Do not expect that in Marathon. Bungie’s game is shaping up to be far more ruthless. Solo players will be at a disadvantage, not because the game punishes them mechanically, but because the culture will be hypercompetitive. Squads will not hesitate to eliminate lone Runners, and some may even seek out solo players. People will camp at the extraction points, and ambushes will be common. The game’s tense atmosphere will reward paranoia just as much as skill.

In Marathon, survival will depend on constant vigilance. Listening for footsteps. Checking angles. Avoiding predictable routes. Using verticality to your advantage. Retreating when needed. And most importantly, understanding that every encounter is a potential threat. Solo players have to be hyper-focused on these elements, as they do not have teammates to watch their back or make callouts.

For players used to the relative friendliness of Arc Raiders, the intensity of Marathon might feel overwhelming at first. But there is also something exhilarating about a world where every second demands your full attention. When you escape with high-tier loot in a game as unforgiving as Marathon, the victory hits different. You earned it because you survived a system built to stop you at every turn, and coming out on top as a solo player will be so satisfying.

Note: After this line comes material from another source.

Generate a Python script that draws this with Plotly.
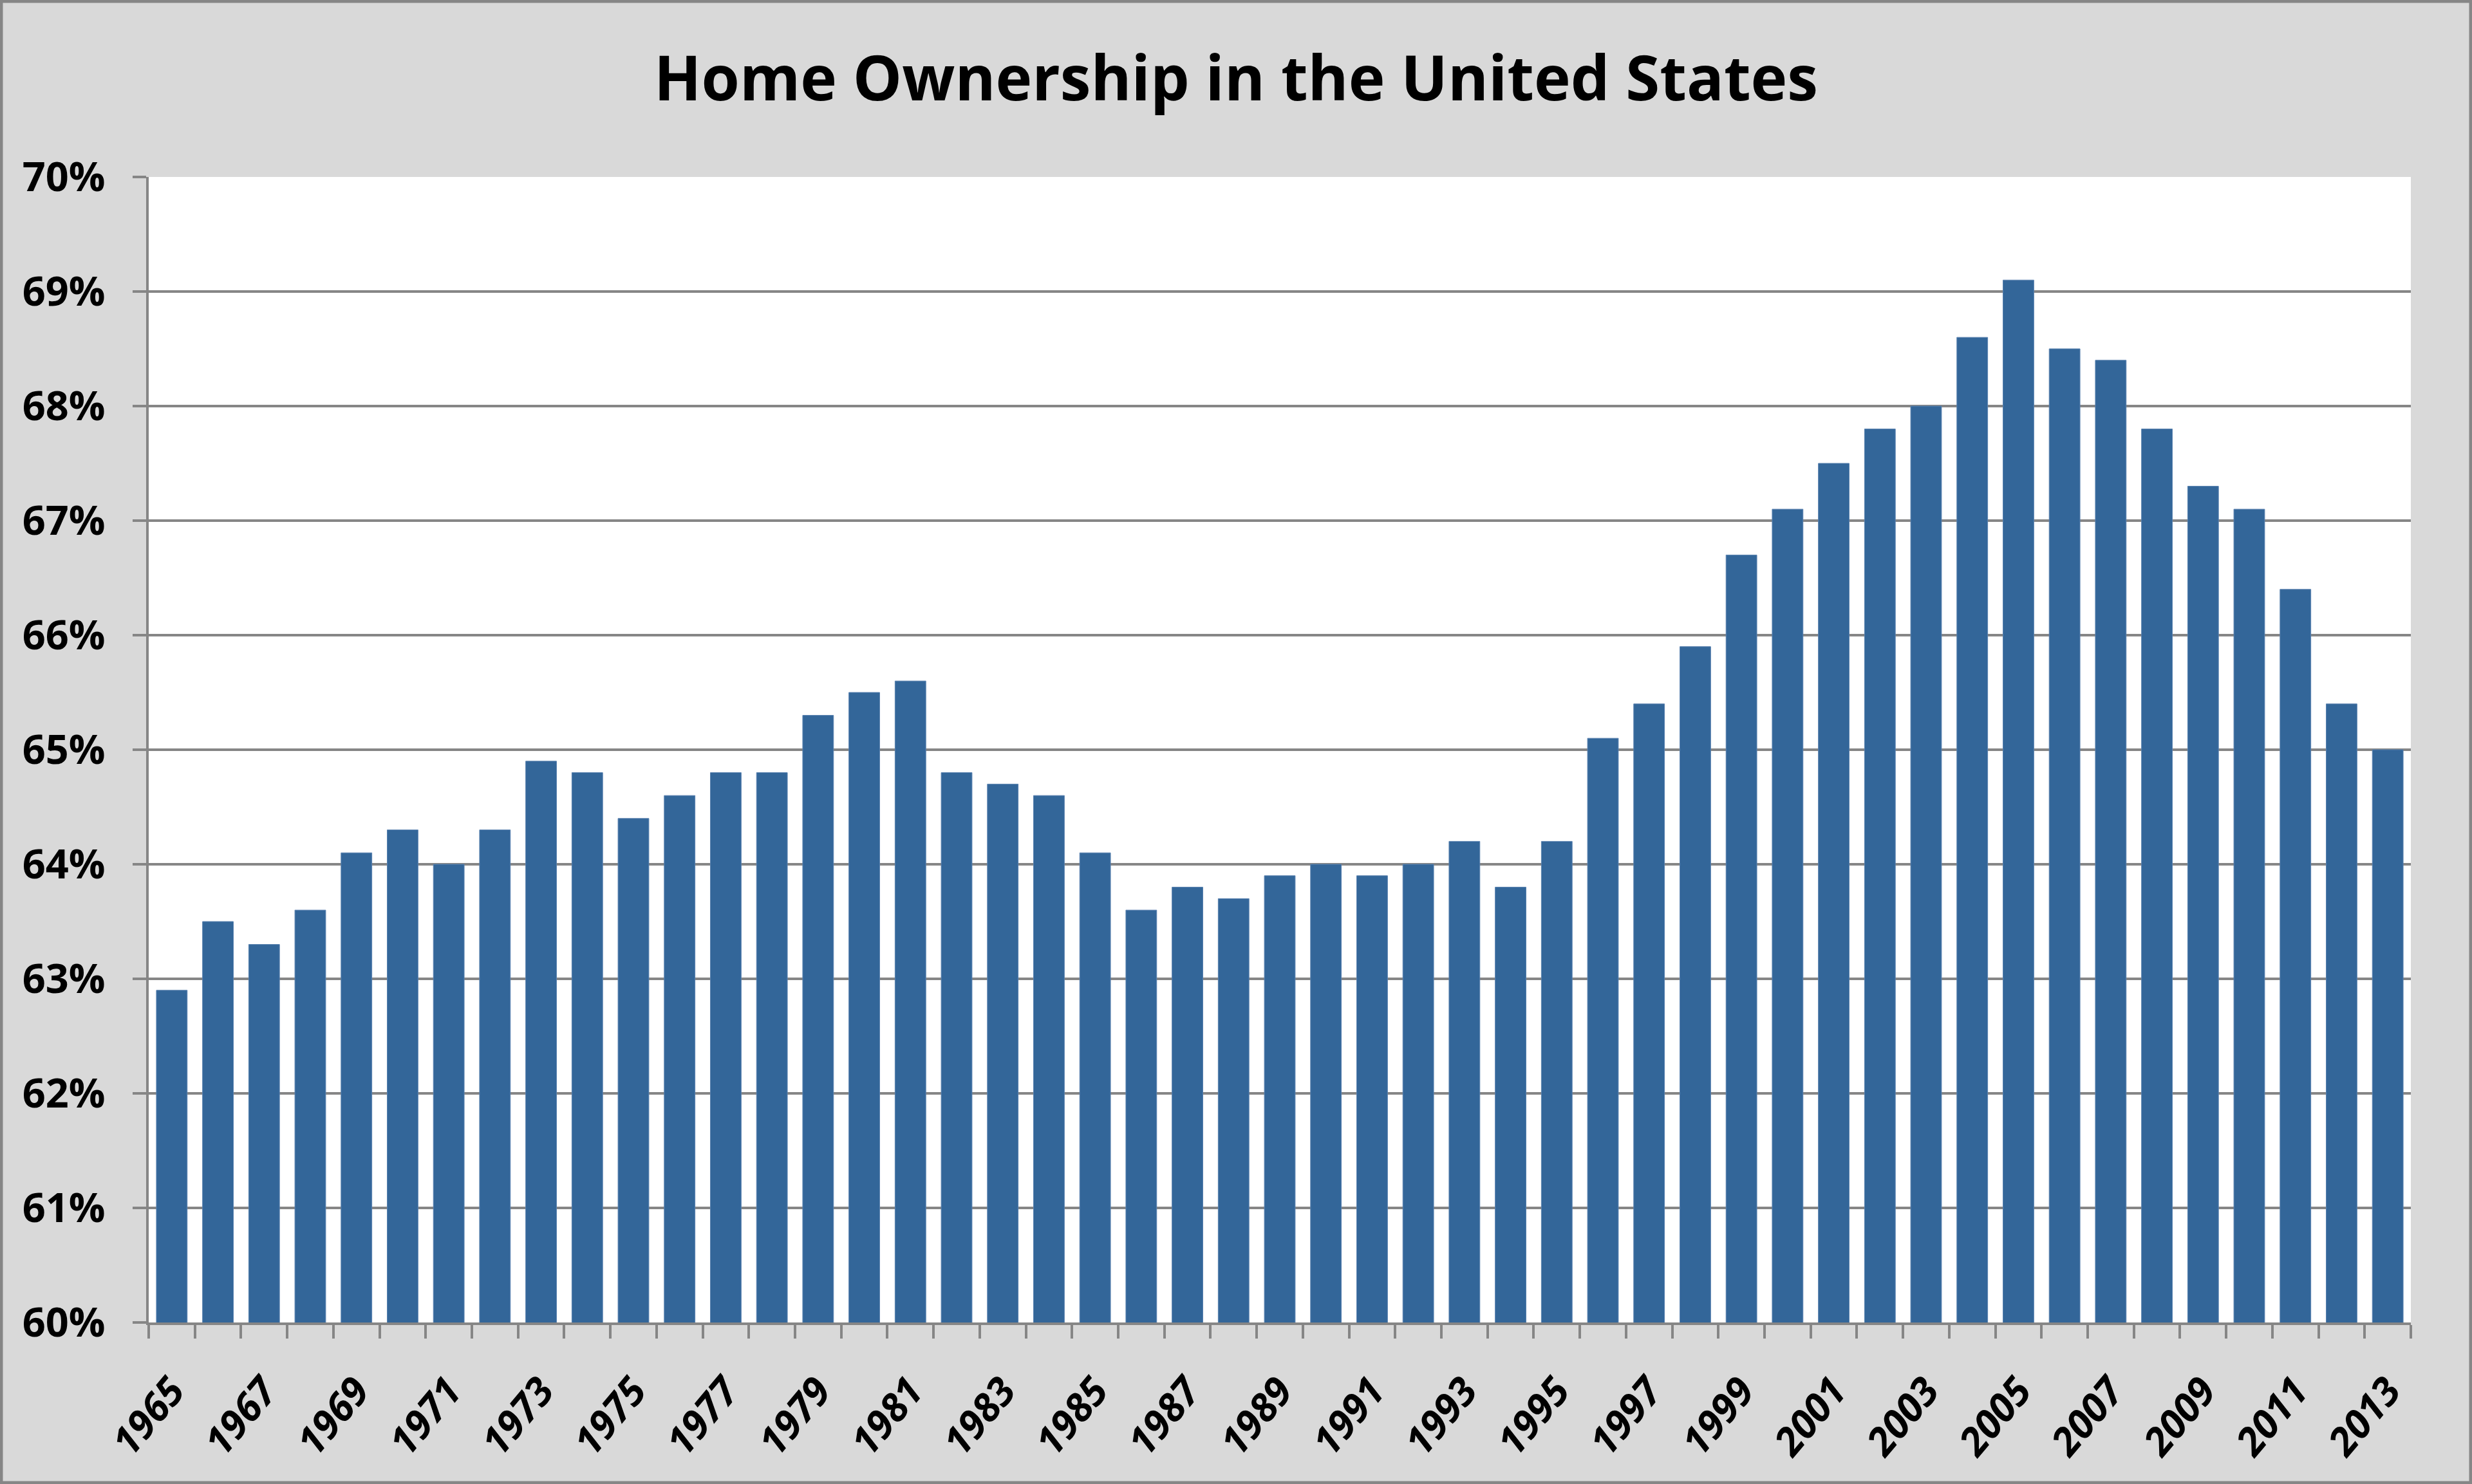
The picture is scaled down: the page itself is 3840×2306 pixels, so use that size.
import plotly.graph_objects as go

years = list(range(1965, 2014))
ownership_pct = [62.9, 63.5, 63.3, 63.6, 64.1, 64.3, 64.0, 64.3, 64.9, 64.8,
                 64.4, 64.6, 64.8, 64.8, 65.3, 65.5, 65.6, 64.8, 64.7, 64.6,
                 64.1, 63.6, 63.8, 63.7, 63.9, 64.0, 63.9, 64.0, 64.2, 63.8,
                 64.2, 65.1, 65.4, 65.9, 66.7, 67.1, 67.5, 67.8, 68.0, 68.6,
                 69.1, 68.5, 68.4, 67.8, 67.3, 67.1, 66.4, 65.4, 65.0]
label_years = years[::2]
y_ticks = [0.60, 0.61, 0.62, 0.63, 0.64, 0.65, 0.66, 0.67, 0.68, 0.69, 0.70]
title_text = "Home Ownership in the United States"

W, H = 3840, 2306
ML, MR, MT, MB = 231, 95, 275, 251
PW, PH = W - ML - MR, H - MT - MB
GRAY = "#868686"

fig = go.Figure()
fig.add_trace(go.Bar(
    x=years,
    y=[v / 100 for v in ownership_pct],
    marker=dict(color="#336699", line=dict(width=1, color="#5a82b0")),
    width=0.667,
))

fig.update_layout(
    width=W, height=H,
    margin=dict(l=ML, r=MR, t=MT, b=MB, pad=0),
    paper_bgcolor="#d9d9d9",
    plot_bgcolor="white",
    showlegend=False,
    title=dict(text=title_text, x=0.5, xanchor="center", xref="container",
               y=1 - 122 / H, yref="container", yanchor="middle",
               font=dict(family="Open Sans", size=96, color="black", weight="bold")),
    bargap=0.333,
)

fig.update_xaxes(
    range=[years[0] - 0.5, years[-1] + 0.5],
    tickmode="array", tickvals=label_years, ticktext=[str(y) for y in label_years],
    tickangle=-50, ticks="",
    tickfont=dict(family="Open Sans", size=61, color="black", weight="bold", style="italic"),
    ticklabelstandoff=42,
    automargin=False,
    showgrid=False, zeroline=False,
    showline=True, linecolor=GRAY, linewidth=3.5,
    minor=dict(tickmode="array", tickvals=[y - 0.5 for y in years] + [years[-1] + 0.5],
               ticks="outside", ticklen=21, tickwidth=3.5, tickcolor=GRAY, showgrid=False),
)

fig.update_yaxes(
    range=[y_ticks[0], y_ticks[-1]],
    tickmode="array", tickvals=y_ticks, tickformat=".0%",
    ticks="outside", ticklen=21, tickwidth=3.5, tickcolor=GRAY,
    tickfont=dict(family="Open Sans", size=63, color="black", weight="bold"),
    ticklabelstandoff=30,
    automargin=False,
    showgrid=True, gridcolor=GRAY, gridwidth=3.5,
    zeroline=False,
    showline=True, linecolor=GRAY, linewidth=3.5,
)

# outer figure border
fig.add_shape(type="rect", xref="paper", yref="paper",
              x0=-ML / PW, x1=(W - ML) / PW, y0=-MB / PH, y1=(H - MB) / PH,
              line=dict(color=GRAY, width=9), fillcolor="rgba(0,0,0,0)", layer="above")

fig.write_html("out.html", config={"displayModeBar": False},
               post_script="document.body.style.margin='0';document.body.style.overflow='hidden';")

The PvE vs. PvP Debate Will Get Even More Heated

Marathon Thief
image courtesy of bungie

If you have been following the Arc Raiders community, you already know how intense the PvE vs. PvP conversation has become. The game’s surprising friendliness sparked debates about whether extraction shooters should lean into cooperation or competition. Some players love the relaxed pace, the AI-focused encounters, and the emergent alliances, even going so far as to ask for PvE-only lobbies. Others argue that the genre loses its identity without meaningful player conflict and feel the aggression-based matchmaking hurts the core experience of extraction shooters. With Marathon, that debate is only going to escalate.

Bungie’s extraction shooter leans unapologetically into PvP. While AI threats will exist, the core experience revolves around player-driven danger. Ambushes, fights over objectives, and unpredictable engagements will define the game’s identity. This divide may fracture the broader extraction shooter community into two distinct camps. On one side, you will have the Arc Raiders crowd, who enjoy exploration, PvE encounters, and unexpected cooperation. On the other side, you will have players drawn to Marathon’s intensity, craving the high-stakes tension that comes from facing unpredictable human opponents.

The PvE vs PvP debate will likely grow even louder once Marathon releases. Reddit threads will explode, new YouTube videos will be posted, and in-game discussion will be hostile. Extraction shooters have evolved since Escape From Tarkov made the genre popular, and games like Arc Raiders and Marathon are pushing it further. This back-and-forth discussion will likely raise the visibility of the entire genre, but it will also polarize players in ways we have not fully seen yet.

I find both approaches compelling. Some days, I want a tense extraction where every moment could mean losing everything. Other days, I want a cooperative adventure where players work together while surviving brutal AI encounters. The beauty of the genre is its flexibility, but Marathon and Arc Raiders represent two very different visions of what extraction shooters can be.